When customers buy Harris Teeter brand products using their VIC card, Harris Teeter contributes a percentage of the dollars from those purchase to schools to which customers have linked their cards.

Since 1998, Harris Teeter’s education program has donated over $20 million to area schools.

North Carolina schools getting the biggest donations in March, and the totals they received, are:

* Grimsley Senior High, choral program, Greensboro — $5,326.
* Page High School, Greensboro —  $4,088.
* Providence High School, Rugby Club, Charlotte — $3,368.
* Providence High School, PTSO, Charlotte — $3,028.
* Lynn Road Elementary School, Raleigh — $2,913.
* Sgt. Eugene Ashley High, NJROTC ,Wilmington — $2,169.
* Charlotte Latin School, Charlotte — $2,058.

Bromhal leaves SAFEchild for Wake Habitat

Nancy Bromhal, director of development at SAFEchild in Raleigh, has been named director of the annual fund and communications at Habitat for Humanity of Wake County.

SAFEchild, a child abuse prevention agency, is looking for a new director of development.

Tompkins joins Center for Nonprofits

Tim Tompkins, director of business development at Hughes, Pittman & Gupton, has joined the North Carolina Center for Nonprofits as chief sustainability officer.

Jamis buys M Creative from Mikush

Mary Jamis, an eleven-year veteran of M Creative, a communications firm in Winston-Salem serving mainly nonprofits, has purchased the firm from Don Mikush, its founder and principal.

Jamis became president and owner in January.

Charlotte United Way expands ‘collective impact’ work

United Way of Central Carolinas in Charlotte is getting a $150,000 grant over two years from the Sisters of Mercy of North Carolina Foundation.

The funds will be used to continue United Way’s “Collective Impact” work involving children and youth in Mecklenburg County, and to expand that work to Union County.

The effort will focus on collecting and analyzing data for funded agencies serving children and youth in the two counties.

Brain Tumor Society race Saturday in Charlotte

National Brain Tumor Society will hold its inaugural Charlotte Brain Tumor Race on March 22 at Freedom Park.

Sponsored by Carolinas HealthCare System and Piedmont Natural Gas, the National Brain Tumor Society hopes to raise $225,000 during the Charlotte event.

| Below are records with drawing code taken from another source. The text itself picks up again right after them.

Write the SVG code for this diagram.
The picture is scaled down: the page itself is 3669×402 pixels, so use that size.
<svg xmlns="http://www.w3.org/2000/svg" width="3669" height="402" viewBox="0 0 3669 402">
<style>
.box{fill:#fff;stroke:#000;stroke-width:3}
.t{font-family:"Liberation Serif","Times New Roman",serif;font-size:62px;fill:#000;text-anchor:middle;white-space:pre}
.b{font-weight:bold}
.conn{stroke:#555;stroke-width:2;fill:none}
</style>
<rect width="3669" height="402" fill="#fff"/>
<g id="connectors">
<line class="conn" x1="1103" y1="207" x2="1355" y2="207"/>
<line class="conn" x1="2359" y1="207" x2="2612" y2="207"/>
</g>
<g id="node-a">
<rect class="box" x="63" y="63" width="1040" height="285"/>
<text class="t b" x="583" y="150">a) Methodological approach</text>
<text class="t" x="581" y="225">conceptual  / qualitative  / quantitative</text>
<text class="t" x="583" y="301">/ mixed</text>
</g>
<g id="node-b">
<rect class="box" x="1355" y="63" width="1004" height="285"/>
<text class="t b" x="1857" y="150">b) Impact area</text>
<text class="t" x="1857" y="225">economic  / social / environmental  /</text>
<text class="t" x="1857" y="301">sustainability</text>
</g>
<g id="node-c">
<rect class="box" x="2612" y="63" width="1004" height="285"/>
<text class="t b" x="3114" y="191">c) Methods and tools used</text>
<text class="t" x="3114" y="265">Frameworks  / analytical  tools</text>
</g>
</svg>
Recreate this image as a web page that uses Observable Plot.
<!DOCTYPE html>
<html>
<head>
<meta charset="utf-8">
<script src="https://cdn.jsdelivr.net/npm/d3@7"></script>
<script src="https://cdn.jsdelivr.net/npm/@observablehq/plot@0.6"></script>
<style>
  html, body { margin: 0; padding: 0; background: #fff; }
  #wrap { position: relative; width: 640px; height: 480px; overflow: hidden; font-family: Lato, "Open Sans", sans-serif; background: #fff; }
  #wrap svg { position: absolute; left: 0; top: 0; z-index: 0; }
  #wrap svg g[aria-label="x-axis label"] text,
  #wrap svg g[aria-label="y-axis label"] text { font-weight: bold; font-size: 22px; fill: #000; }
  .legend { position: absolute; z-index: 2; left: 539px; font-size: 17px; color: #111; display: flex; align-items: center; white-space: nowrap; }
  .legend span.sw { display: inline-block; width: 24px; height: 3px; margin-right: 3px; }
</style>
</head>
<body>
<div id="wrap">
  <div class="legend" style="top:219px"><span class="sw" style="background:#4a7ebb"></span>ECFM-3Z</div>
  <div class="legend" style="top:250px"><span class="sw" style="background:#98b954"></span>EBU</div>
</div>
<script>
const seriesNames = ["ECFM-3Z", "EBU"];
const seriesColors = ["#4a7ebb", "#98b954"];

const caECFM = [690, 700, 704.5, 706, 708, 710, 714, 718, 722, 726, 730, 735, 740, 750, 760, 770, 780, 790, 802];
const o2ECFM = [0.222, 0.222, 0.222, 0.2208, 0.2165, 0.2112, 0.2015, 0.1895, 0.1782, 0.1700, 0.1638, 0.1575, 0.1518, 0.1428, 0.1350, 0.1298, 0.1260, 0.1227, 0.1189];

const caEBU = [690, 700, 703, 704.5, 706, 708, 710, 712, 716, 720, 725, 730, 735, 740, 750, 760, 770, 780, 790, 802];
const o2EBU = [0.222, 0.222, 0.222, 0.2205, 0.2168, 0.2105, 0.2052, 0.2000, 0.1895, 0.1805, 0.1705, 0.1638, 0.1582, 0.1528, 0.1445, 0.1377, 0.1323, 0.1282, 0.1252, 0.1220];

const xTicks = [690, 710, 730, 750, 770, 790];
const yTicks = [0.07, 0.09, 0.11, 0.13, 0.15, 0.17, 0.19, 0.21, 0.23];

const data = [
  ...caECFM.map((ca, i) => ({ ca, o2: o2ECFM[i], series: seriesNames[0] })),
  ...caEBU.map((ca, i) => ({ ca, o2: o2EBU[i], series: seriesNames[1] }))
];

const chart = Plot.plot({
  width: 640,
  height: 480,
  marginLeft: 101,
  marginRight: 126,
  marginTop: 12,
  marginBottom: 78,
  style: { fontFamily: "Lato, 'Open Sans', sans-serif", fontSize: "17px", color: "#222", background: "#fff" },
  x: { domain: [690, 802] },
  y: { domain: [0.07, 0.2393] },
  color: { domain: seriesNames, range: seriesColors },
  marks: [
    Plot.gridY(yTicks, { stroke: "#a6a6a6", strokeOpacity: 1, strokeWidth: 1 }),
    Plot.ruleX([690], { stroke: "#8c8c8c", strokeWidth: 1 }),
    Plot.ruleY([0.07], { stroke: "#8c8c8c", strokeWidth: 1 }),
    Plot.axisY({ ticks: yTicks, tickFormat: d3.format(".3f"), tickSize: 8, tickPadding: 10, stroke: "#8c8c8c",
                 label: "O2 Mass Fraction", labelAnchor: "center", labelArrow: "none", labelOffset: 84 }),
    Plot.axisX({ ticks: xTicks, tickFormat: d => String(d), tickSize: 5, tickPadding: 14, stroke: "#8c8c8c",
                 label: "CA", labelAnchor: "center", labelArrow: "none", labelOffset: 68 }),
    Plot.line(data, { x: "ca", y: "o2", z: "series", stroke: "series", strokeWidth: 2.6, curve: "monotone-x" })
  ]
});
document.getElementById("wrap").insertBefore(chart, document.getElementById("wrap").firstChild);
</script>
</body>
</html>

New Hanover County scholarships created

Two new scholarships that will support students studying education and nursing at an institution of higher learning in New Hanover County have been created at the New Hanover County Community Foundation, an affiliate of the North Carolina Community Foundation.

Trustees for the estate of Joseph Bergin and Elsa Flower Davies, who retired to Wilmington in 1980, established the two scholarship endowments with the North Carolina Community Foundation late last year.

Cone Health president speaking to Triad health underwriters

Terry Akin, president and chief operating officer at Cone Health in Greensboro will be the presenter at the April 1 meeting of the Triad Association of Health Underwriters. The meeting, which begins at 11:45 a.m., will be held at Starmount Forest Country Club in Greensboro.

Onslow funder accepting grant requests

The Onslow Caring Communities Foundation, an affiliate of the North Carolina Community Foundation, is accepting online grant applications until April 29 from nonprofits that benefit the people of Onslow County.

Since 2001, the Foundation has made over $172,000 in grants to local nonprofits.

Reading Connections to train volunteers

Reading Connections, an adult literacy agency in Greensboro, has scheduled free training for volunteers to work as one-to-one tutors and small group instructors. Sessions will be offered in the second-floor board room of the Wells Fargo Building, including an orientation session April 3 from 9 a.m. to 11 a.m., and training sessions April 7 and 9 from 9 a.m. to noon.

Greensboro College event to benefit cancer research

Greensboro College will hold its third annual Relay for Life event to raise money for the American Cancer Society for cancer research from 6 p.m. to midnight on April 11, on Front Campus, or at the Odell Building in case of rain.

Winkler joins Triangle United Way board

Gregory Winkler Raleigh, market president and regional manager at Wells Fargo Bank, has been elected to the board of directors of United Way of the Greater Triangle.